Breastfeeding Can Be a Real Pain
two years, six months and some odd days…
before I experienced severe pain from nursing.
And, OUCH, it hurt.
Breastfeeding is beautiful. But it can be downright painful at times.
Thankfully it’s gone now but during my painful days (just a few days ago) I did a lot of research trying to find out what the heck was going on with my body. I tried not to think too hard about possibly weaning my little guy, but I will admit, the thought crossed my mind (several times). I’d venture to say a majority of moms (if not all) have or will experience some kind of breast pain during their nursing years.
I’m going to give you just a brief rundown of the things that may cause you pain when nursing. There are many reasons why you would feel pain while nursing, and a variety of solutions as well. You will find more information on all of these issues at kellymom.com; just do a search on their home page for your specific issue.
- Baby is not latching properly. One of the most common reasons, and it usually occurs at the beginning of the nursing relationship (though it may happen at ANY time during your nursing relationship). The best ‘solution’ is to learn how to properly latch your baby before you ever begin nursing. Of course, this is ideal, but many of you may be suffering now. Start with Dr. Jack Newman’s website. Spend the $30 for his ‘Visual Guide to Breastfeeding’ video. Go to a local La Leche League meeting. Why all of these things? Because seeing other moms latch a baby on is going to help you understand how to get your own baby to latch on correctly.
- Baby is chewing or biting you. THIS is what was causing my pain. Preston got three new teeth in three days. As soon as they started popping thru I started experiencing pain. My oldest NEVER chewed or bit my nipples so I had no idea what was going on. But Preston decided that chewing on my nipple when he was done drinking milk was comforting. Nice. Not really. Our problem was (mostly) solved by changing his position while nursing for just a few nursing sessions. He had also created a teeny-tiny sore near my nipple that was being rubbed more raw by the second. A little lanolin on the area before he nursed was a big help.
- You may have a plugged duct or Mastitis. If you have a plugged duct you may see a ‘milk blister’ on the nipple or it may be further back in the duct where you can’t see it. You may feel a pea-sized lump in your breast. The key is to get rid of it quickly by using heat and massage on the affected area. I have had plugged ducts and have found that massaging the affected area while in the shower and while nursing has been the best remedy. A plugged duct that is not treated can quickly turn into Mastitis. Typical symptoms of Mastitis include a high fever and general achiness, among other flu-like symptoms. For more detailed information on plugged ducts and Mastitis click HERE.
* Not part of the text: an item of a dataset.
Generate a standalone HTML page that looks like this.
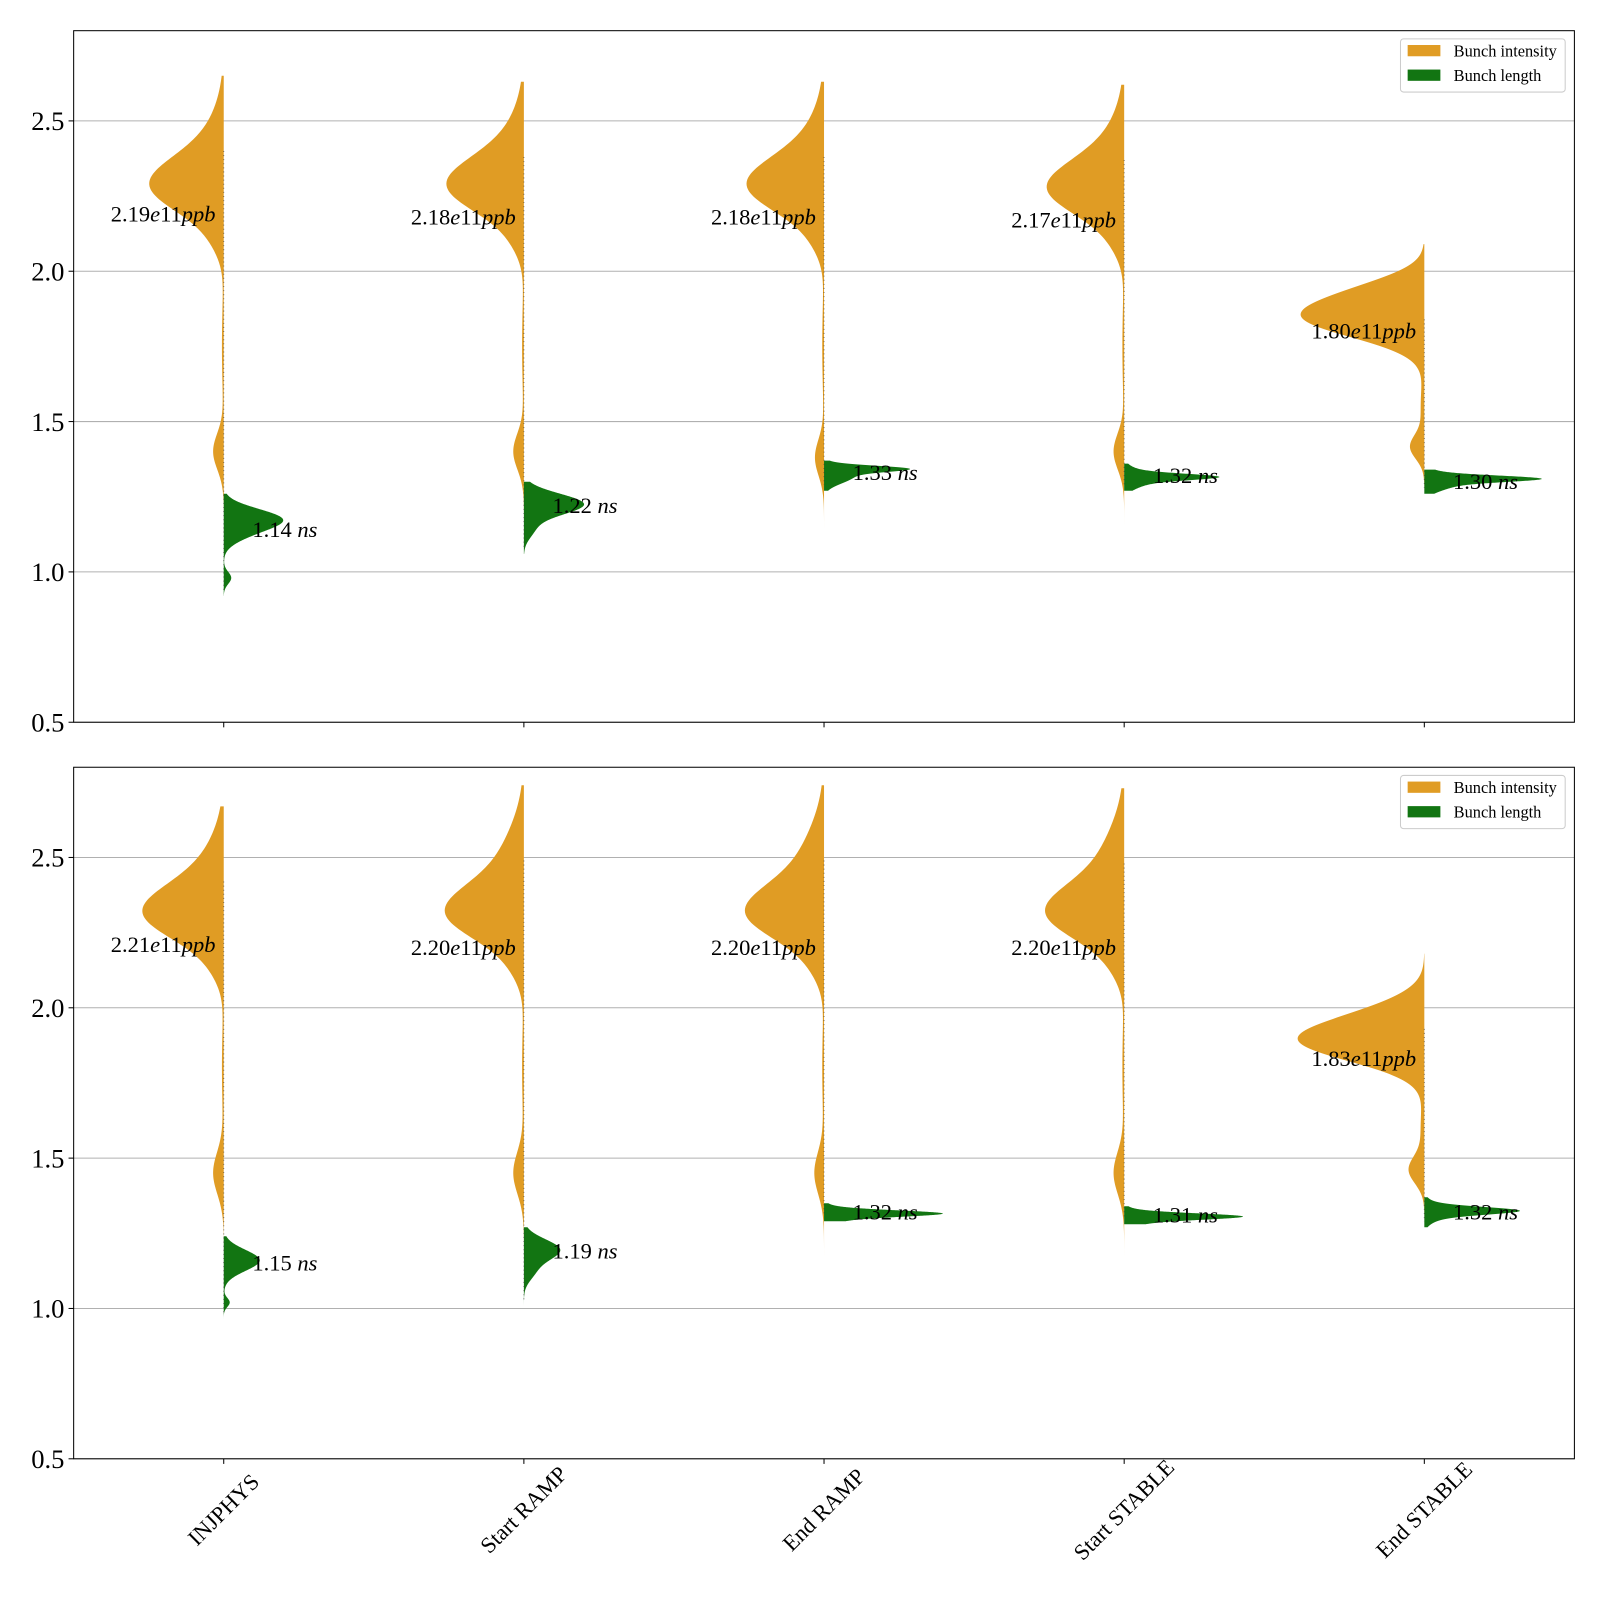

- Some women have a painful letdown. This is common in the first 12 weeks of nursing, however, it should diminish unless you have an overactive letdown or oversupply. The pain often feels like pins and needles in the nipple area. I experienced this with both of my kids but it didn’t last long and although a bit uncomfortable I wouldn’t have described it as painful.
- It could be a yeast infection called Thrush. If you or your baby have recently been on an antibiotic then the likely cause of your pain is Thrush. BUT, Thrush can strike even if you haven’t taken an antibiotic. There are many reasons you would get Thrush. Please check out kellymom.com for a ton of resources on this topic.
- Tongue-tie or other physiological reasons. A tongue tie occurs when the band of tissue that connects the tongue to the floor of the mouth is too tight. I like THIS site for information on nursing a baby with a tongue-tie. Other physiological reasons would be a recessed chin or a baby with Down’s Syndrome, among others.
- Oftentimes a woman will experience discomfort, even pain, in her breasts during ovulation and/or leading up to when her period starts. I’ve experienced this with almost every cycle. Thankfully mine is just a bit of discomfort and isn’t actually painful. Hormonal changes are what cause this discomfort so this may also happen if you are pregnant and breastfeeding.
- And when you’ve ruled everything else out…It may be that your nipples just need to ‘toughen up.’ Though I haven’t had this experience, I’ve read and heard OVER and OVER to use lanolin religiously when you begin your nursing relationship. Don’t wait until things get bad. Use it to prevent ‘bad.’
Well mamas, there you have it…a (fairly) quick rundown of painful breastfeeding issues. If you try the solutions offered here or on other websites but do not find relief, please see a Lactation Consultant. If you’re not sure where to find one, call or email a local doula (find one at http://www.dona.org) or call your local hospital’s maternity ward.
Breastfeeding can truly be a ‘pain’ at times but it’s ALL WORTH IT! You have the peace of mind that you are giving your baby what is best for them – and I’m not just talking about nutrition. You are also feeding their emotional needs when you choose to breastfeed your baby.